I was raised by extremely loving parents. (By the way swHw ladies, my mother worked full-time my entire life.)  I realized at a fairly young age what a gift that was. When Kent and I became parents, we looked a lot to the advice of our parents. I’m so thankful they shared their wisdom only when we asked, never when it was unsolicited. (You know what I mean!)

When our daughter, Kennedi, was getting ready to head off to kindergarten, I was talking with my Dad and dramatically complaining about how big she was and how fast time was flying. I was a working mom, so I carried bitterness with me that was a byproduct of the guilt I felt because I got up and went to work everyday instead of baking muffins and playing with play-dough. I felt I was justified in my pity party. After all, she was a baby in my arms just yesterday and now, I was packing a lunch and letting go of her hand outside of a classroom. It was okay for me to cry.

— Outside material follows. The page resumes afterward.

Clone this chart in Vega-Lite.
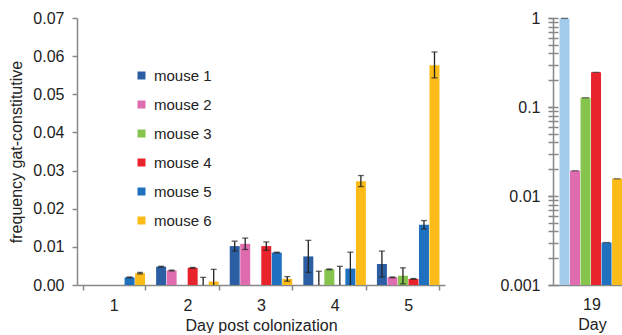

After my Dad saw my sad face, he looked at me (and my Mom who was also struggling a bit) and nonchalantly said, “Well, I’m excited! Do you understand what the alternative is to a child growing up, Somer? You need to be thankful!”

In the moment, I was pretty annoyed with him. I mean, what did it hurt to let me whine a little?!

He was so right though. I was ruining the moment I was in because of bitterness from moments that were long gone.

As parents, we so often live wishing for the past and never fully enjoy the present. As a student pastor’s wife of 18 years, I see it everyday. The inability to be okay with time flying and to let go, as God has called us to do as parents, has us making some pretty significant parenting mistakes. In our desire to hold on tight and make sure every single moment of their childhood is micromanaged by us, we are raising lazy, dependent, entitled kiddos who think the world should revolve around them, instead of grasping that the world revolves around God.

So in light of all of that, here are three things I’ve learned in the last 16 years that I pray will encourage my momma friends in the thick of raising children right now:

  1. If God has called you to be a working mom, you better do it well, with the right attitude, and with your eyes wide open. (And if your situation requires you to work, then it’s a calling. God is not surprised by your situation.)  He has something for you in the place that He has you. Don’t miss it because you stubbornly believe your plan is better.
  2. It is 100% okay for your child to be the most important thing in your life, next to God and your husband. But priority and worship are two different things! We make our child a priority; we DO NOT worship our child. If you allow your world to revolve around them, guess what? That means when they leave your home, IF they leave your home, they will expect the rest of us to feel that way… and that’s going to make their adjustment to the real world even harder.
  3. God’s plan is SO, SO, SO good! Watching our children grow up is exciting, and like my Dad said, an absolute blessing. And spoiler alert: you will get to hangout with your kid in heaven too if they know Jesus as their Savior, so white-knuckling this earthly time we get, instead of enjoying it, is unnecessary. Look at eternity, friends!

I’m in the midst of some BIG firsts and lasts right now…

  • Last night, my 8th grader had her last middle school orchestra concert.
  • This weekend, we will go shopping for her first formal dress.
  • Last week, I drove my unlicensed 16 year old to school for the last time.
  • The next day, I watched her pull out of my driveway as she drove herself to school for the first time.   

And I’m okay! I’m excited! God is so good that He has allowed me the opportunity to raise these girls of His. And with that responsibility, I get a front row seat to see what amazing things He will do in and through them.

So let’s remember: The eternity God has planned brings crazy joy no earthly “last” can ever take away. Our story doesn’t end here, so let’s make sure we live, and parent, accordingly.